Lowy Family Eyeing Melbourne’s Woodgrove Shopping Centre
Frank Lowy was instrumental in launching the first Westfield shopping centre in Blacktown and spent nearly six decades building that empire, before reaching a $32 billion deal to exit Westfield in 2018.
Now, the Lowy family is backing an investment that will put it back into the league of major shopping centre owners in the country.
The Assembly Funds Management operation, helmed by former Westfield chief operating officer Michael Gutman, is conducting diligence to buy the Woodgrove Shopping Centre in Melbourne for close to $440 million, reported The Australian.
The fund manager is backed by the Lowy Family Group, as well as Alceon Group and Gutman.

Assembly’s decision to conduct due diligence on the deal comes only a few months after Dexus also conducted due diligence on the same mall, but was forced to abandon its plans to acquire it after its own fund’s independent board objected to the idea of paying $450 million for the mall.
Assembly reportedly confirmed it was in exclusive negotiations to acquire the “highly attractive” shopping centre. JLL’s Sam Hatcher and Nick Willis, and Colliers’ Lachlan MacGillivray are managing the sale.
Woodgrove is owned by Queensland Investment Corporation. It is a single-level shopping centre occupying 27 hectares of land to the west of Melbourne CBD, an area which has seen a rapid increase in population. The centre draws from a captive trade area population of 172,100, forecast to increase to 290,120 by 2039, representing an average growth rate of 3.5% per annum, according to Colliers.

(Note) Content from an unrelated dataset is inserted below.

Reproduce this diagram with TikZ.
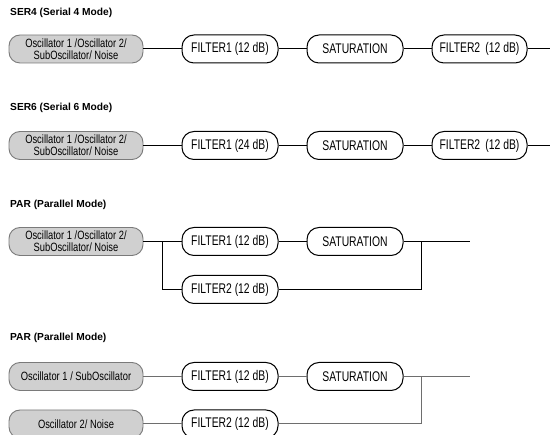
\documentclass[tikz,border=0pt]{standalone}
\usepackage{fontspec}
\setmainfont{Liberation Sans}
\newfontfamily\narrowfont[FakeStretch=0.78]{Liberation Sans}
\newfontfamily\narrowerfont[FakeStretch=0.74]{Liberation Sans}

\definecolor{oscfill}{HTML}{D0D0D0}
\definecolor{oscedge}{HTML}{7A7A7A}
\definecolor{wiregray}{HTML}{6E6E6E}

\tikzset{
    modetitle/.style={anchor=west, inner sep=0pt, font=\bfseries\fontsize{10.2}{12}\selectfont},
    oscbox/.style={draw=oscedge, fill=oscfill, line width=0.9pt, rounded corners=11pt,
        minimum width=134pt, minimum height=28pt, inner sep=0pt, align=center,
        font=\narrowfont\fontsize{12}{12}\selectfont},
    fltbox/.style={draw=black, fill=white, line width=1pt, rounded corners=12pt,
        minimum width=96pt, minimum height=28pt, inner sep=0pt,
        font=\narrowerfont\fontsize{14}{14}\selectfont},
    wire/.style={line width=1pt}
}

\begin{document}
\begin{tikzpicture}[x=1pt, y=-1pt]
            \useasboundingbox (0, 0) rectangle (550, 435);

            % SER4
            \node[modetitle] (t1) at (10, 13) {SER4 (Serial 4 Mode)};
            \node[oscbox] (osc1) at (76, 49) {Oscillator 1 /Oscillator 2/\\SubOscillator/ Noise};
            \node[fltbox] (fa1) at (230, 49) {FILTER1 (12 dB)};
            \node[fltbox] (sat1) at (355, 49) {SATURATION};
            \node[fltbox, minimum width=95pt] (fb1) at (479.5, 49) {FILTER2\, (12 dB)};
            \coordinate (e1) at (550, 49);
            \draw[wire] (osc1) -- (fa1);
            \draw[wire] (fa1) -- (sat1);
            \draw[wire] (sat1) -- (fb1);
            \draw[wire] (fb1) -- (e1);

            % SER6
            \node[modetitle] (t2) at (10, 108) {SER6 (Serial 6 Mode)};
            \node[oscbox] (osc2) at (76, 145.5) {Oscillator 1 /Oscillator 2/\\SubOscillator/ Noise};
            \node[fltbox] (fa2) at (230, 145.5) {FILTER1 (24 dB)};
            \node[fltbox] (sat2) at (355, 145.5) {SATURATION};
            \node[fltbox, minimum width=95pt] (fb2) at (479.5, 145.5) {FILTER2\, (12 dB)};
            \coordinate (e2) at (550, 145.5);
            \draw[wire] (osc2) -- (fa2);
            \draw[wire] (fa2) -- (sat2);
            \draw[wire] (sat2) -- (fb2);
            \draw[wire] (fb2) -- (e2);

            % PAR, one source
            \node[modetitle] (t3) at (10, 205) {PAR (Parallel Mode)};
            \node[oscbox] (osc3) at (76, 241.5) {Oscillator 1 /Oscillator 2/\\SubOscillator/ Noise};
            \node[fltbox] (fa3) at (230, 241.5) {FILTER1 (12 dB)};
            \node[fltbox] (sat3) at (355, 241.5) {SATURATION};
            \node[fltbox] (fb3) at (230, 289.5) {FILTER2 (12 dB)};
            \coordinate (b3) at (162.5, 241.5);
            \coordinate (j3) at (421.5, 241.5);
            \coordinate (e3) at (470, 241.5);
            \draw[wire] (osc3) -- (fa3);
            \draw[wire] (b3) |- (fb3);
            \draw[wire] (fa3) -- (sat3);
            \draw[wire] (sat3) -- (e3);
            \draw[wire] (fb3) -| (j3);

            % PAR, two sources
            \node[modetitle] (t4) at (10, 338) {PAR (Parallel Mode)};
            \node[oscbox] (osc4) at (76, 376.5) {Oscillator 1 / SubOscillator};
            \node[oscbox] (osc5) at (76, 424) {Oscillator 2/ Noise};
            \node[fltbox] (fa4) at (230, 376.5) {FILTER1 (12 dB)};
            \node[fltbox] (sat4) at (355, 376.5) {SATURATION};
            \node[fltbox] (fb4) at (230, 424) {FILTER2 (12 dB)};
            \coordinate (j4) at (421.5, 376.5);
            \coordinate (e4) at (470, 376.5);
            \draw[wire, wiregray] (osc4) -- (fa4);
            \draw[wire, wiregray] (fa4) -- (sat4);
            \draw[wire, wiregray] (sat4) -- (e4);
            \draw[wire, wiregray] (osc5) -- (fb4);
            \draw[wire, wiregray] (fb4) -| (j4);
        \end{tikzpicture}
\end{document}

It comprises more than 60,000sq m of lettable area, generates over $500 million in tenant sales per annum, and is anchored by the likes of Coles, Woolworths, Kmart, and Big W, among others.

“AFM’s mandate is to invest through-the-cycle across diversified asset classes to take advantage of changing sectoral fundamentals. We have identified that it is an opportune time in the cycle to acquire a major retail asset such as Woodgrove,” said Gutman.
“A scarcity of new retail space delivered in the last five years, coupled with ongoing population growth, has resulted in an actionable under-supply of retail floorspace,” he said. “It is expected that Woodgrove will deliver an attractive annual distribution to our investors from early ownership, while opportunities to improve the asset will deliver significant total return over the medium term.”
If the deal does proceed according to plan, Assembly could take over ownership and management by the middle of this year.
QIC had a big start to the year with another blockbuster retail property deal in Sydney. In January, in one of Australia’s biggest standalone retail property transactions, global real estate investment manager Hines completed its acquisition of Sydney’s Westpoint shopping centre. The deal was valued at around $900 million for which Hines partnered with Haben Property Fund to acquire the property from QIC.